QA Services & GxP
The CSU Quality Program offers assistance in the design, development and oversight of quality systems as needed at the individual laboratory or program level. As part of oversight activities, the Quality Program can provide the services of a full service Quality Assurance Unit, providing assistance in protocol development, inspections of facility, study critical phases, study records and study reports, gap analysis, training, classroom guest lectures on Quality in Science, SOP development, method validation, etc.
QA Services Offers Training in the Following Areas:
Good Clinical Practices (GCP)
The Good Clinical Practices are an international quality standard that describes the conditions and processes under which research using clinical subjects (both human and animal) is conducted and that define the roles and responsibilities of clinical trial sponsors, investigators and monitors.
Additional guidance is also available for laboratories that conducted laboratory analysis in support of a clinical trial which are known as the Good Clinical Laboratory Practices (GCLP). Links can be found on the GCLP page.
Good Clinical Laboratory Practices (GCLP)
The GCLPs are an international quality system for laboratories which undertake the analysis of samples from clinical trials using Good Laboratory Practice standards while assuring Good Clinical Practice standards are met.
Good Documentation Practices (GDP)
The GDPs are an internationally accepted practice by which research and manufacturing data is documented and preserved. While some details of the GDPs are codified (e.g., GLP study conduct requirements), there is no single law that describes the standards that the current research community expects as part of sound research practices.
Good Laboratory Practice (GLP)
In the US, the GLPs are regulated quality standards that are designed to ensure the quality, integrity and reliability of non-clinical test data submitted to federal agencies in support of a research or marketing permit under federal law. GLPs encompass both lab and field research and dictate the organization, process, and conditions under which studies are planned performed, monitored, recorded, and reported.

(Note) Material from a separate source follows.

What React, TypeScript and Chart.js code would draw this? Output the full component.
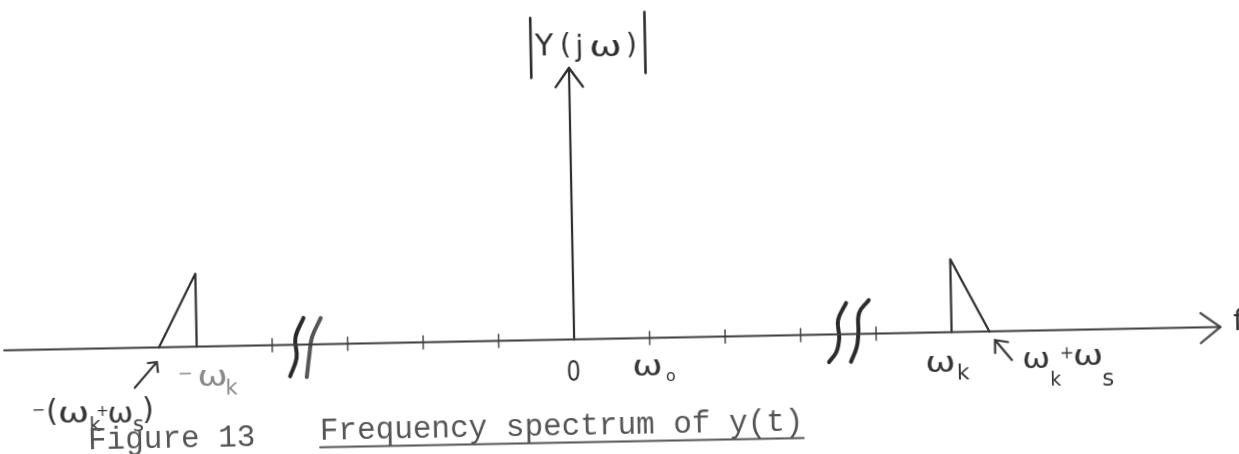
import React, { useEffect, useRef } from 'react';
import { Chart, registerables } from 'chart.js';

Chart.register(...registerables);

// Frequency axis in display units (one tick = ω0); the axis is broken between ±3 and ±4.
const tickPositions = [-4, -3, -2, -1, 1, 2, 3, 4];
const omegaK = 5;
const omegaS = 0.5;
const peakMagnitude = 1;
const tickHalfHeight = 0.09;
const freqAxisStart = -7.55;
const freqAxisEnd = 8.56;
const magAxisTop = 3.72;

const freqArrowHead = [
  { x: 8.3, y: 0.196 },
  { x: freqAxisEnd, y: 0 },
  { x: 8.3, y: -0.214 },
];
const magArrowHead = [
  { x: -0.18, y: 3.46 },
  { x: 0, y: magAxisTop },
  { x: 0.18, y: 3.46 },
];

// Break marks "((" and "))" on the frequency axis
const breakLeftA = [
  { x: -3.58, y: 0.364 },
  { x: -3.69, y: 0.1 },
  { x: -3.68, y: -0.18 },
  { x: -3.77, y: -0.43 },
];
const breakLeftB = [
  { x: -3.35, y: 0.36 },
  { x: -3.47, y: 0.1 },
  { x: -3.51, y: -0.14 },
  { x: -3.55, y: -0.445 },
];
const breakRightA = [
  { x: 3.61, y: 0.427 },
  { x: 3.5, y: 0.196 },
  { x: 3.51, y: -0.05 },
  { x: 3.47, y: -0.24 },
  { x: 3.37, y: -0.377 },
];
const breakRightB = [
  { x: 3.91, y: 0.46 },
  { x: 3.78, y: 0.286 },
  { x: 3.765, y: 0.012 },
  { x: 3.74, y: -0.18 },
  { x: 3.66, y: -0.38 },
];

const X_MIN = -7.576;
const X_MAX = 8.834;
const Y_MIN = -1.582;
const Y_MAX = 4.637;

const INK = '#2e2e2e';
const PENCIL = '#363636';
const FAINT = '#8a8a8a';
const HAND = '"DejaVu Sans", "Noto Sans", sans-serif';
const TYPE = '"Liberation Mono", "DejaVu Sans Mono", monospace';

type Piece = { t: string; size: number; dx: number; dy: number; sx?: number };
type AxisLabel = { at: number; color: string; pieces: Piece[] };

const axisLabels: AxisLabel[] = [
  { at: 0, color: PENCIL, pieces: [{ t: '0', size: 28, dx: -1.5, dy: 30.5, sx: 0.8 }] },
  {
    at: 1,
    color: PENCIL,
    pieces: [
      { t: 'ω', size: 28, dx: -3, dy: 29.6, sx: 1.3 },
      { t: 'o', size: 16, dx: 20, dy: 39 },
    ],
  },
  {
    at: omegaK,
    color: PENCIL,
    pieces: [
      { t: 'ω', size: 28, dx: -12, dy: 31.6, sx: 1.3 },
      { t: 'k', size: 22, dx: 12, dy: 39 },
    ],
  },
  {
    at: omegaK + omegaS,
    color: PENCIL,
    pieces: [
      { t: 'ω', size: 28, dx: 46, dy: 29, sx: 1.2 },
      { t: 'k', size: 19, dx: 66, dy: 48 },
      { t: '+', size: 17, dx: 77, dy: 22 },
      { t: 'ω', size: 28, dx: 98, dy: 27, sx: 1.3 },
      { t: 's', size: 23, dx: 118, dy: 49.5 },
    ],
  },
  {
    at: -omegaK,
    color: FAINT,
    pieces: [
      { t: '−', size: 18, dx: -12, dy: 27 },
      { t: 'ω', size: 28, dx: 15, dy: 31.6, sx: 1.3 },
      { t: 'k', size: 21, dx: 35, dy: 40 },
    ],
  },
  {
    at: -(omegaK + omegaS),
    color: PENCIL,
    pieces: [
      { t: '−', size: 16, dx: -122, dy: 60 },
      { t: '(', size: 30, dx: -108, dy: 62 },
      { t: 'ω', size: 28, dx: -87, dy: 65, sx: 1.35 },
      { t: 'k', size: 19, dx: -65, dy: 75 },
      { t: '+', size: 15, dx: -58, dy: 61.5 },
      { t: 'ω', size: 28, dx: -40, dy: 66, sx: 1.1 },
      { t: 's', size: 21, dx: -22, dy: 77 },
      { t: ')', size: 30, dx: -12, dy: 62 },
    ],
  },
];

// Small pointer arrows next to the band edges: [tip, tail, wing1, wing2] offsets in px
const pointerArrows = [
  { at: omegaK + omegaS, pts: [[5.5, 8.7], [22, 29], [18.5, 11], [5.4, 21.7]] },
  { at: -(omegaK + omegaS), pts: [[-2.4, 14.6], [-25, 40], [-11.4, 15.5], [-1.5, 24.7]] },
];

const magnitudePieces: Piece[] = [
  { t: 'Y', size: 30, dx: -24.5, dy: 42.6 },
  { t: '(', size: 28, dx: -3, dy: 44 },
  { t: 'j', size: 28, dx: 9.5, dy: 47.2 },
  { t: 'ω', size: 28, dx: 36.5, dy: 48.3, sx: 1.4 },
  { t: ')', size: 28, dx: 63, dy: 44.8 },
];

function glyph(ctx: CanvasRenderingContext2D, p: Piece, x: number, y: number) {
  ctx.save();
  ctx.font = `${p.size}px ${HAND}`;
  ctx.textAlign = 'left';
  ctx.textBaseline = 'alphabetic';
  const m = ctx.measureText(p.t);
  const w = m.actualBoundingBoxRight + m.actualBoundingBoxLeft;
  const h = m.actualBoundingBoxAscent + m.actualBoundingBoxDescent;
  ctx.translate(x, y);
  ctx.scale(p.sx ?? 1, 1);
  ctx.fillText(p.t, -w / 2 + m.actualBoundingBoxLeft, h / 2 - m.actualBoundingBoxDescent);
  ctx.restore();
}

const annotationPlugin = {
  id: 'spectrumAnnotations',
  afterDatasetsDraw(chart: any) {
    const ctx: CanvasRenderingContext2D = chart.ctx;
    const xs = chart.scales.x;
    const ys = chart.scales.y;
    const y0 = ys.getPixelForValue(0);

    ctx.save();
    for (const lab of axisLabels) {
      const ax = xs.getPixelForValue(lab.at);
      ctx.fillStyle = lab.color;
      for (const p of lab.pieces) glyph(ctx, p, ax + p.dx, y0 + p.dy);
    }

    ctx.strokeStyle = PENCIL;
    ctx.lineWidth = 2.2;
    ctx.lineCap = 'round';
    for (const a of pointerArrows) {
      const ax = xs.getPixelForValue(a.at);
      const [tip, tail, w1, w2] = a.pts;
      ctx.beginPath();
      ctx.moveTo(ax + tail[0], y0 + tail[1]);
      ctx.lineTo(ax + tip[0], y0 + tip[1]);
      ctx.moveTo(ax + w1[0], y0 + w1[1]);
      ctx.lineTo(ax + tip[0], y0 + tip[1]);
      ctx.lineTo(ax + w2[0], y0 + w2[1]);
      ctx.stroke();
    }

    // |Y(jω)| label above the magnitude axis
    const mx = xs.getPixelForValue(0);
    ctx.fillStyle = INK;
    for (const p of magnitudePieces) glyph(ctx, p, mx + p.dx, p.dy);
    ctx.strokeStyle = INK;
    ctx.lineWidth = 2.6;
    ctx.beginPath();
    ctx.moveTo(mx - 37.8, 16.3);
    ctx.lineTo(mx - 37.8, 76.3);
    ctx.moveTo(mx + 76.5, 12.5);
    ctx.lineTo(mx + 76.5, 73.5);
    ctx.stroke();

    // axis name at the arrow tip
    ctx.fillStyle = INK;
    ctx.font = `28px ${HAND}`;
    ctx.textBaseline = 'middle';
    ctx.textAlign = 'left';
    ctx.fillText('f', xs.getPixelForValue(freqAxisEnd) + 13, y0 - 4);

    // typed caption
    ctx.fillStyle = '#555';
    ctx.font = `31px ${TYPE}`;
    ctx.textBaseline = 'alphabetic';
    ctx.fillText('Figure 13', 84, 439);
    const title = 'Frequency spectrum of y(t)';
    ctx.fillText(title, 316, 434);
    const tw = ctx.measureText(title).width;
    ctx.strokeStyle = '#555';
    ctx.lineWidth = 2;
    ctx.beginPath();
    ctx.moveTo(316, 441.5);
    ctx.lineTo(316 + tw, 441.5);
    ctx.stroke();
    ctx.restore();
  },
};

function line(data: any[], width: number, color = INK, tension = 0) {
  return {
    data,
    showLine: true,
    borderColor: color,
    borderWidth: width,
    pointRadius: 0,
    tension,
    fill: false,
    spanGaps: false,
    borderCapStyle: 'round',
    borderJoinStyle: 'round',
  };
}

export default function App() {
  const canvasRef = useRef<HTMLCanvasElement | null>(null);

  useEffect(() => {
    const canvas = canvasRef.current;
    if (!canvas) return;

    const tickSegments: any[] = [];
    for (const t of tickPositions) {
      tickSegments.push({ x: t, y: -tickHalfHeight }, { x: t, y: tickHalfHeight }, { x: t, y: null });
    }
    const rightSpectrum = [
      { x: omegaK, y: 0 },
      { x: omegaK, y: peakMagnitude },
      { x: omegaK + omegaS, y: 0 },
    ];
    const leftSpectrum = rightSpectrum.map((p) => ({ x: -p.x, y: p.y }));

    const chart = new Chart(canvas, {
      type: 'scatter',
      data: {
        datasets: [
          line([{ x: freqAxisStart, y: 0 }, { x: freqAxisEnd, y: 0 }], 2.2, '#3c3c3c'),
          line(freqArrowHead, 2.4, '#555'),
          line([{ x: 0, y: 0 }, { x: 0, y: magAxisTop }], 2.2),
          line(magArrowHead, 2.4),
          line(tickSegments, 1.6, '#555'),
          line(rightSpectrum, 2.2),
          line(leftSpectrum, 2.2),
          line(breakLeftA, 4, '#2a2a2a', 0.4),
          line(breakLeftB, 4, '#555', 0.4),
          line(breakRightA, 4, '#2a2a2a', 0.4),
          line(breakRightB, 4, '#2a2a2a', 0.4),
        ] as any,
      },
      options: {
        responsive: false,
        maintainAspectRatio: false,
        animation: false,
        events: [],
        layout: { padding: 0 },
        plugins: { legend: { display: false }, tooltip: { enabled: false } },
        scales: {
          x: { type: 'linear', min: X_MIN, max: X_MAX, display: false },
          y: { type: 'linear', min: Y_MIN, max: Y_MAX, display: false },
        },
      },
      plugins: [annotationPlugin],
    });

    return () => chart.destroy();
  }, []);

  return (
    <div
      style={{
        position: 'fixed',
        left: 0,
        top: 0,
        width: 1239,
        height: 454,
        overflow: 'hidden',
        background: '#fff',
      }}
    >
      <canvas
        ref={canvasRef}
        width={1239}
        height={454}
        style={{
          display: 'block',
          width: 1239,
          height: 454,
          transform: 'rotate(-1.1deg)',
          transformOrigin: '620px 227px',
        }}
      />
    </div>
  );
}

The objective of method validation is to demonstrate that procedures you use are suitable for their intended purpose. Selective and sensitive methods for the quantitative evaluation of drugs and their metabolites are critical for the successful conduct of preclinical and/or biopharmaceutics and clinical pharmacology studies, therefore having confidence in method results are essential in safety research as well as many other research outlets. Method validation includes systematically assessing the procedures to demonstrate that a particular method used for quantitative measurement of analytes in a given biological matrix, such as blood, plasma, serum, or urine, is reliable and reproducible for the intended use.